Information supplied
..............................
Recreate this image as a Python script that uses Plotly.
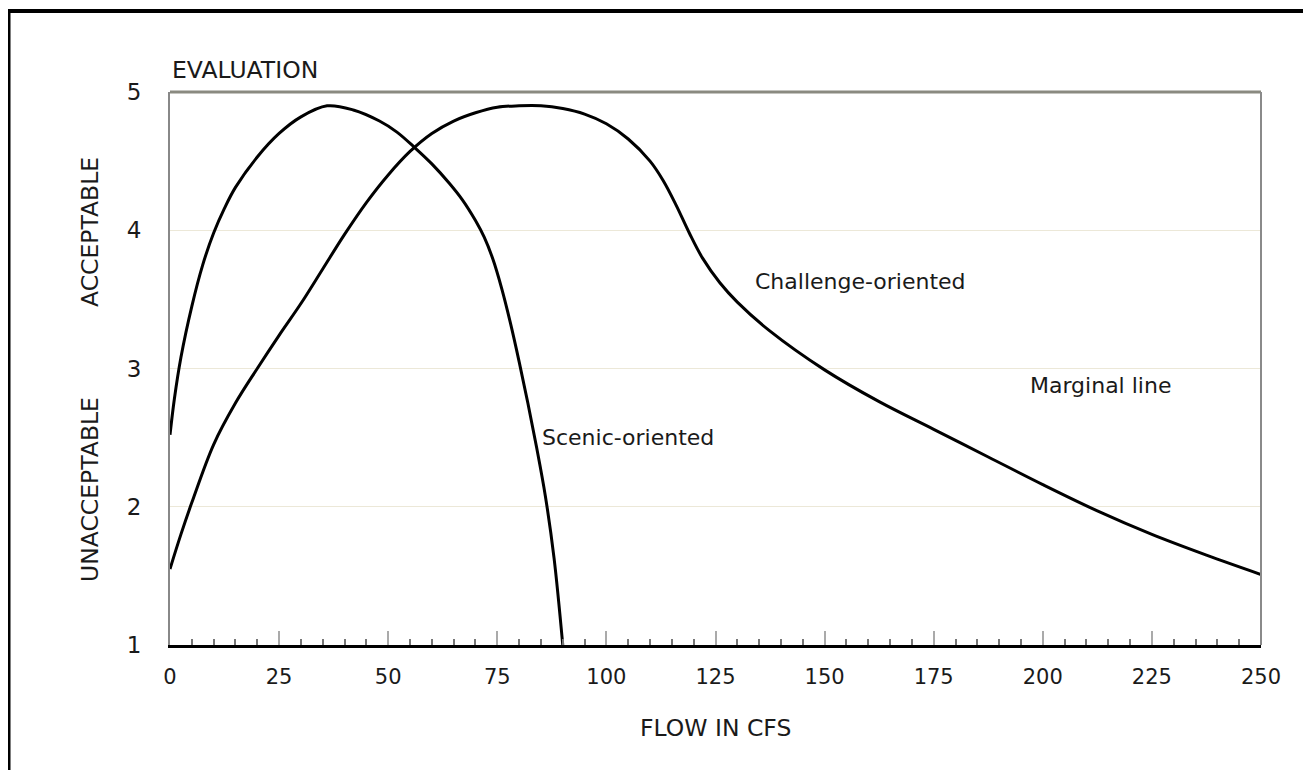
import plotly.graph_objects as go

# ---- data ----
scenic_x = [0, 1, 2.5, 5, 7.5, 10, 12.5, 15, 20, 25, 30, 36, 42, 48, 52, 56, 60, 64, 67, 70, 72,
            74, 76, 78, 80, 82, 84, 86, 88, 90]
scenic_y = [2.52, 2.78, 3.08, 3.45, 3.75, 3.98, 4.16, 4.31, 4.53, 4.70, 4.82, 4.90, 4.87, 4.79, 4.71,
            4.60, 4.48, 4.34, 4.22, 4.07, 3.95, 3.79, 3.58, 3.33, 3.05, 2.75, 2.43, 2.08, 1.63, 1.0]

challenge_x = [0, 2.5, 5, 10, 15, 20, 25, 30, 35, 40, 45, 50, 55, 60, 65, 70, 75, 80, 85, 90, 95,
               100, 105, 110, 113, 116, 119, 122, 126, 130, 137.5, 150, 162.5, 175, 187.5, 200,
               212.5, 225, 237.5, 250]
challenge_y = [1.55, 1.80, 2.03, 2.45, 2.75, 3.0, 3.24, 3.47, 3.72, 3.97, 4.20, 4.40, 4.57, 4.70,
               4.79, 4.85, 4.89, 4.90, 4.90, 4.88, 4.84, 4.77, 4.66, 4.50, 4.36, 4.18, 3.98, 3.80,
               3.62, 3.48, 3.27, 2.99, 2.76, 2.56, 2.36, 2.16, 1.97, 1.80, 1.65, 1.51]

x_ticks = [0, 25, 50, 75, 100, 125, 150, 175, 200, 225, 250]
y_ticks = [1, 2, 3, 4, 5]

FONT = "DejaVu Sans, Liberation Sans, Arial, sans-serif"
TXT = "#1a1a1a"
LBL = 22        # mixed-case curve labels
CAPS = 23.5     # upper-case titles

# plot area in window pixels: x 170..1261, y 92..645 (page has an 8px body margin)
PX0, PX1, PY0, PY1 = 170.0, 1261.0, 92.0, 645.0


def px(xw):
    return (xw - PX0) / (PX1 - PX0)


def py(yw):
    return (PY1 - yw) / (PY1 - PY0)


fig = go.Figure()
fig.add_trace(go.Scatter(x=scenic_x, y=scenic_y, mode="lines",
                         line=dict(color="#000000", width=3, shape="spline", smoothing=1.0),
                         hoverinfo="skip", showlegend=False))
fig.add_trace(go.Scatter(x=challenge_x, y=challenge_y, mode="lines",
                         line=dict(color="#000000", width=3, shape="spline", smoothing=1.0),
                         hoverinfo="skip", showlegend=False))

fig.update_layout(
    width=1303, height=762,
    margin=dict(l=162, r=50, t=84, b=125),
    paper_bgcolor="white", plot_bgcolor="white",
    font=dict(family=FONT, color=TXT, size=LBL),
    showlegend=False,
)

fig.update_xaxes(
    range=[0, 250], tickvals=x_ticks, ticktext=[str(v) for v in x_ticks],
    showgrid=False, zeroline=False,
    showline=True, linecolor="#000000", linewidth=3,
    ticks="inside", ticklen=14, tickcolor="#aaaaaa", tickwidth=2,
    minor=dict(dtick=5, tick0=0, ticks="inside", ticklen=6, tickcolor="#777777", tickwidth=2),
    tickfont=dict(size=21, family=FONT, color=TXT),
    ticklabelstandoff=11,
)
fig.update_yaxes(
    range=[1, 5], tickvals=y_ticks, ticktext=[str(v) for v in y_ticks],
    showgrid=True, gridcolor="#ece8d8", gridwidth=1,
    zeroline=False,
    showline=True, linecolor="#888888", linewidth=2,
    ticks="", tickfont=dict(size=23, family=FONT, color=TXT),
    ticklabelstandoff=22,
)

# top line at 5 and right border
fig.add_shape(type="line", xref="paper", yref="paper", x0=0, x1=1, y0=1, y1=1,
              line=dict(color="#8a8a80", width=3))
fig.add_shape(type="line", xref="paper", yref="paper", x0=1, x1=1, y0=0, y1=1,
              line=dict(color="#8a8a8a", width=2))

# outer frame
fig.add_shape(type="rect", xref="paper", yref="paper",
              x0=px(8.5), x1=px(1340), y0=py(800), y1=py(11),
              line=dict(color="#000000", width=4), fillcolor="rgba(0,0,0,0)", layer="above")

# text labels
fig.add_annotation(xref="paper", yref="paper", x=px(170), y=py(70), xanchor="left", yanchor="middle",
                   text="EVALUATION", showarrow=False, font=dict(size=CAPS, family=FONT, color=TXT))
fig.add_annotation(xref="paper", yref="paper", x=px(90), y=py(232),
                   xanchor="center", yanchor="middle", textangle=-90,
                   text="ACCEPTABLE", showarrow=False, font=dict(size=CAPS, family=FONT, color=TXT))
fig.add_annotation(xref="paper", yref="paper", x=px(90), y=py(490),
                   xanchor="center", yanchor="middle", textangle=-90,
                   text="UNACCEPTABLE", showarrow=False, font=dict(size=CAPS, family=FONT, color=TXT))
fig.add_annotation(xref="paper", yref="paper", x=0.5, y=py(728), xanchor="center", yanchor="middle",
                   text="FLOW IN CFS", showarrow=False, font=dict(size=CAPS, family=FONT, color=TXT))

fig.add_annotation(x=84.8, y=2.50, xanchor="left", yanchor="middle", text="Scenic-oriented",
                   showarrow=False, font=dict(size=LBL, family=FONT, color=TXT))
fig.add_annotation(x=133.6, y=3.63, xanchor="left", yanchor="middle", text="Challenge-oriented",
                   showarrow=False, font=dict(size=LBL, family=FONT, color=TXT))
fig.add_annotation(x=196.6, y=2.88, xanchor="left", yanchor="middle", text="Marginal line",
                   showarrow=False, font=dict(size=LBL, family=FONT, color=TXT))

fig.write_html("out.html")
..............................
Exercise requirements
Leave out the pictures and restate, word for word, the lines from the top of the data through the line containing "y_ticks = [1, 2, 3, 4, 5]", both included.

Response for this exercise
Recreate this image as a Python script that uses Plotly.
import plotly.graph_objects as go

# ---- data ----
scenic_x = [0, 1, 2.5, 5, 7.5, 10, 12.5, 15, 20, 25, 30, 36, 42, 48, 52, 56, 60, 64, 67, 70, 72,
            74, 76, 78, 80, 82, 84, 86, 88, 90]
scenic_y = [2.52, 2.78, 3.08, 3.45, 3.75, 3.98, 4.16, 4.31, 4.53, 4.70, 4.82, 4.90, 4.87, 4.79, 4.71,
            4.60, 4.48, 4.34, 4.22, 4.07, 3.95, 3.79, 3.58, 3.33, 3.05, 2.75, 2.43, 2.08, 1.63, 1.0]

challenge_x = [0, 2.5, 5, 10, 15, 20, 25, 30, 35, 40, 45, 50, 55, 60, 65, 70, 75, 80, 85, 90, 95,
               100, 105, 110, 113, 116, 119, 122, 126, 130, 137.5, 150, 162.5, 175, 187.5, 200,
               212.5, 225, 237.5, 250]
challenge_y = [1.55, 1.80, 2.03, 2.45, 2.75, 3.0, 3.24, 3.47, 3.72, 3.97, 4.20, 4.40, 4.57, 4.70,
               4.79, 4.85, 4.89, 4.90, 4.90, 4.88, 4.84, 4.77, 4.66, 4.50, 4.36, 4.18, 3.98, 3.80,
               3.62, 3.48, 3.27, 2.99, 2.76, 2.56, 2.36, 2.16, 1.97, 1.80, 1.65, 1.51]

x_ticks = [0, 25, 50, 75, 100, 125, 150, 175, 200, 225, 250]
y_ticks = [1, 2, 3, 4, 5]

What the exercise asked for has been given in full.